(Entries with chart source code)

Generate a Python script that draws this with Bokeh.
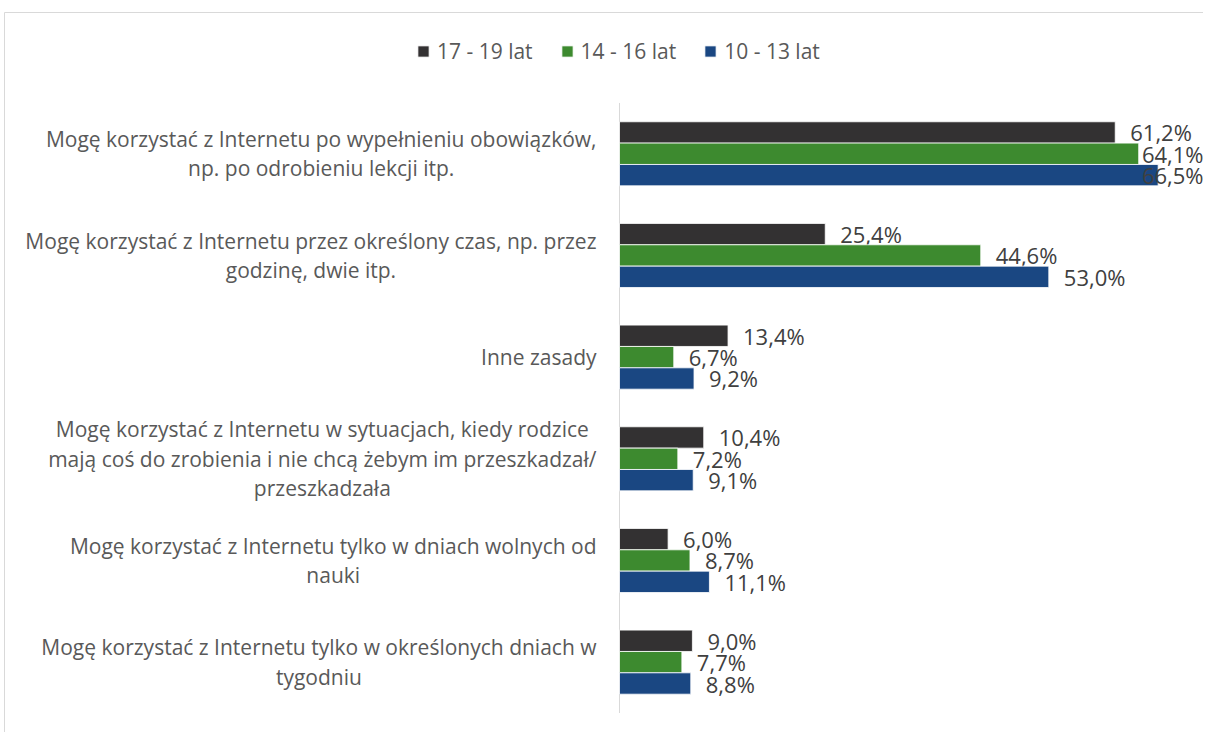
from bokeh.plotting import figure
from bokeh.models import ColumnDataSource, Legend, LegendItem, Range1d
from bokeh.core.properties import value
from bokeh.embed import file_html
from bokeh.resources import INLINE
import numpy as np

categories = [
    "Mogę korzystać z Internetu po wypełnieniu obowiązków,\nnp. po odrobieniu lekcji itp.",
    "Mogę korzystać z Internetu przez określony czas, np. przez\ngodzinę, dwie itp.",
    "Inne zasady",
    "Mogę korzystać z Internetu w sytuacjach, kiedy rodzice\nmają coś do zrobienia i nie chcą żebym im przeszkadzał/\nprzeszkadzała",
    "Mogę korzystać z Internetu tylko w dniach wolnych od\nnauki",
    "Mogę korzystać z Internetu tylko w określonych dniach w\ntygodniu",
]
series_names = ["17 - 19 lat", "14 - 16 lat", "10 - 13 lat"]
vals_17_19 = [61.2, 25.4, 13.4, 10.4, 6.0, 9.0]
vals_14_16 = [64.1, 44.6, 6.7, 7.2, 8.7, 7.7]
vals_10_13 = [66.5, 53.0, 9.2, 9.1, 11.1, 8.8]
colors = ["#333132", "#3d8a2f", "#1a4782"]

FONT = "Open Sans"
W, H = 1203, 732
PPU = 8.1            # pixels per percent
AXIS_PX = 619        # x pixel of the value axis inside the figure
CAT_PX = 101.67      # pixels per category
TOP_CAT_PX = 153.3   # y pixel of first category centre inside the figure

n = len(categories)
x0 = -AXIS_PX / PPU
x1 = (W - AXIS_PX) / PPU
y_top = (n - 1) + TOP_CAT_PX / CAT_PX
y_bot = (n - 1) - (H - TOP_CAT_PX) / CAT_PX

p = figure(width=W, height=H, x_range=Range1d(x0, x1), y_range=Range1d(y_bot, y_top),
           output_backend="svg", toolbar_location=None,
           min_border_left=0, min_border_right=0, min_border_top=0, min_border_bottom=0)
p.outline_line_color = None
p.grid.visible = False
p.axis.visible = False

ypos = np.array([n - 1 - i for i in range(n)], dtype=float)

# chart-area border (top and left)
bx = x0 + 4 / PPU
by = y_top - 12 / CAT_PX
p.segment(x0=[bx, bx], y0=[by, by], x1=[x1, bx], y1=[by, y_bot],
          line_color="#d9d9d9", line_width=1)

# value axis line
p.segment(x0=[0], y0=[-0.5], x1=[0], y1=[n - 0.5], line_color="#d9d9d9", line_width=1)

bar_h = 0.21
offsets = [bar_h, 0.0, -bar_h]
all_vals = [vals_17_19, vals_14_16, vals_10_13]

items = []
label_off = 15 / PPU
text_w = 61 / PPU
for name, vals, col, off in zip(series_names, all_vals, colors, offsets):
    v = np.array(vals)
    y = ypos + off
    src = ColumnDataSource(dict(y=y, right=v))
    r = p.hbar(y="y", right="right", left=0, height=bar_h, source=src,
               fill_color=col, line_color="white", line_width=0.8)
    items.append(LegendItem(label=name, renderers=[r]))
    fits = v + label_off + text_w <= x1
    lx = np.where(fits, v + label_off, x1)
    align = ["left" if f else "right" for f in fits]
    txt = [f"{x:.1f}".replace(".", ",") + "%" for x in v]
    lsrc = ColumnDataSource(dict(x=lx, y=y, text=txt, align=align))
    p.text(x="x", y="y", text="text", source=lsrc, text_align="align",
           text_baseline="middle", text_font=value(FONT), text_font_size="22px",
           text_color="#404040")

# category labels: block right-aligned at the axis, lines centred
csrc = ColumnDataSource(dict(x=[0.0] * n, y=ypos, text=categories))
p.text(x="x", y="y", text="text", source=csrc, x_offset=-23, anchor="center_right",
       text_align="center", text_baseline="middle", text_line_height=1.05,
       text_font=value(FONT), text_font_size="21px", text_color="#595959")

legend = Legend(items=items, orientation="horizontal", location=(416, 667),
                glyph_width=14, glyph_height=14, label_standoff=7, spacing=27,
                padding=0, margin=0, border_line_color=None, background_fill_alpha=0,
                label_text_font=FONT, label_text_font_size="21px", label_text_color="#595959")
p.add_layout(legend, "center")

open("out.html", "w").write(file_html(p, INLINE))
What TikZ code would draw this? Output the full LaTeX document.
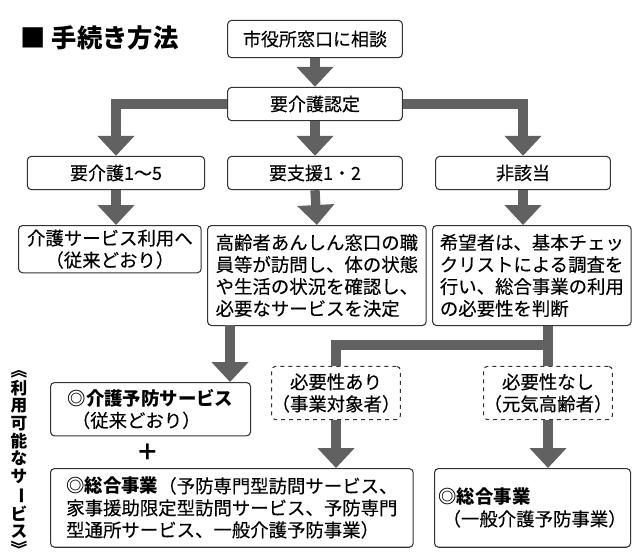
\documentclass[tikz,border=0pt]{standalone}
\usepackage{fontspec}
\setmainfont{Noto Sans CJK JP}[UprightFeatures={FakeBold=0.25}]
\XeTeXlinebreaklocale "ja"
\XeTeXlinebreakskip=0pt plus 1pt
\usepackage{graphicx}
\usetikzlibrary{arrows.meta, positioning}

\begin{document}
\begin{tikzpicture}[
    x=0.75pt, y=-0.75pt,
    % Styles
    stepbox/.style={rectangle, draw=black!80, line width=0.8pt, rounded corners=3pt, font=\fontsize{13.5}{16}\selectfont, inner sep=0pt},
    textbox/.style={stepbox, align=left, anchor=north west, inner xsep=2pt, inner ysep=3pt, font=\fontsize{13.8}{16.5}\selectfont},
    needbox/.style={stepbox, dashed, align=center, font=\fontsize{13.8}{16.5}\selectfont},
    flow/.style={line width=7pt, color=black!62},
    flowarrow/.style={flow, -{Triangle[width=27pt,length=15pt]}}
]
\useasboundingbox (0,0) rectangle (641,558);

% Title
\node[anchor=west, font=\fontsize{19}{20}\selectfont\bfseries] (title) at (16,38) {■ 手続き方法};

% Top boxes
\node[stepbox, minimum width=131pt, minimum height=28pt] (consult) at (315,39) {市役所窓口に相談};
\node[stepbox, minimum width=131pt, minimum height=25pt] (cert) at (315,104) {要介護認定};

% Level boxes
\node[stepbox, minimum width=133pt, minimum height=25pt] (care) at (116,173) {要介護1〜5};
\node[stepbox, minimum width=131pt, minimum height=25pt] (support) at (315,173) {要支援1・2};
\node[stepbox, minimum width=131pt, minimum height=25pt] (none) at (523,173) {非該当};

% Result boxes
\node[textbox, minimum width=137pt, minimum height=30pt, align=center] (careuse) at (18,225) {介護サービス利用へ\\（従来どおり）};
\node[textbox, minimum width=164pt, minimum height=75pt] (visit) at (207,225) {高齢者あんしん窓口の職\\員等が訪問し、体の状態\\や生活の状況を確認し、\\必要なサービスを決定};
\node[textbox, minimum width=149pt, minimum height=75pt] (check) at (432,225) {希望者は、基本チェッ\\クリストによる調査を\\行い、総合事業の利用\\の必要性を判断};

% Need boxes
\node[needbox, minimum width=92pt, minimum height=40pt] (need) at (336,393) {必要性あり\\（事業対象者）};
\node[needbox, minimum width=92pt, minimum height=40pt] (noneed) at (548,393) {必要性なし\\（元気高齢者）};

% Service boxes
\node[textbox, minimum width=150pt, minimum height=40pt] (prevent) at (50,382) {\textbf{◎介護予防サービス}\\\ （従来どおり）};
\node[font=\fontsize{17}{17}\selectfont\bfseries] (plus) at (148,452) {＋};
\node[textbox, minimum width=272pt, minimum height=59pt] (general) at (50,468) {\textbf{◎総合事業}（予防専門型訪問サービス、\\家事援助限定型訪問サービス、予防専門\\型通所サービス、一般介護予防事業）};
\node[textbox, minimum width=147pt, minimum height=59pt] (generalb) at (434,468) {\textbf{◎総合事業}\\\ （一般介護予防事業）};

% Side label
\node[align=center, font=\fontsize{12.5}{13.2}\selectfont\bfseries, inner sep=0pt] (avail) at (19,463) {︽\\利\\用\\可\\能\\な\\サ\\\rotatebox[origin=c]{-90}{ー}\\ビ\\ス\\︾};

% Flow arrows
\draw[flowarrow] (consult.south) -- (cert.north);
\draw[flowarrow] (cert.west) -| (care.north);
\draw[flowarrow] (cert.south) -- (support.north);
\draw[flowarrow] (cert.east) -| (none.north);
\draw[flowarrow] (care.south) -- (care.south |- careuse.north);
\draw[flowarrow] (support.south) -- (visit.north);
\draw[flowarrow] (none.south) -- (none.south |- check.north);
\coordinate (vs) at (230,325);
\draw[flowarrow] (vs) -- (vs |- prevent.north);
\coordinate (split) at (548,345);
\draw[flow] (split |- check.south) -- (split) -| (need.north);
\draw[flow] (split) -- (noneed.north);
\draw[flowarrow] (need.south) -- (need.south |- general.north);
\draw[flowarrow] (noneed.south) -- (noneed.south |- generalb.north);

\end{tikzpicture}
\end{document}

Exercise aim:
Leave out any pictures, please, and quote only the lines from the top of the data through the line that contains "import numpy as np".

Exercise response:
Generate a Python script that draws this with Bokeh.
from bokeh.plotting import figure
from bokeh.models import ColumnDataSource, Legend, LegendItem, Range1d
from bokeh.core.properties import value
from bokeh.embed import file_html
from bokeh.resources import INLINE
import numpy as np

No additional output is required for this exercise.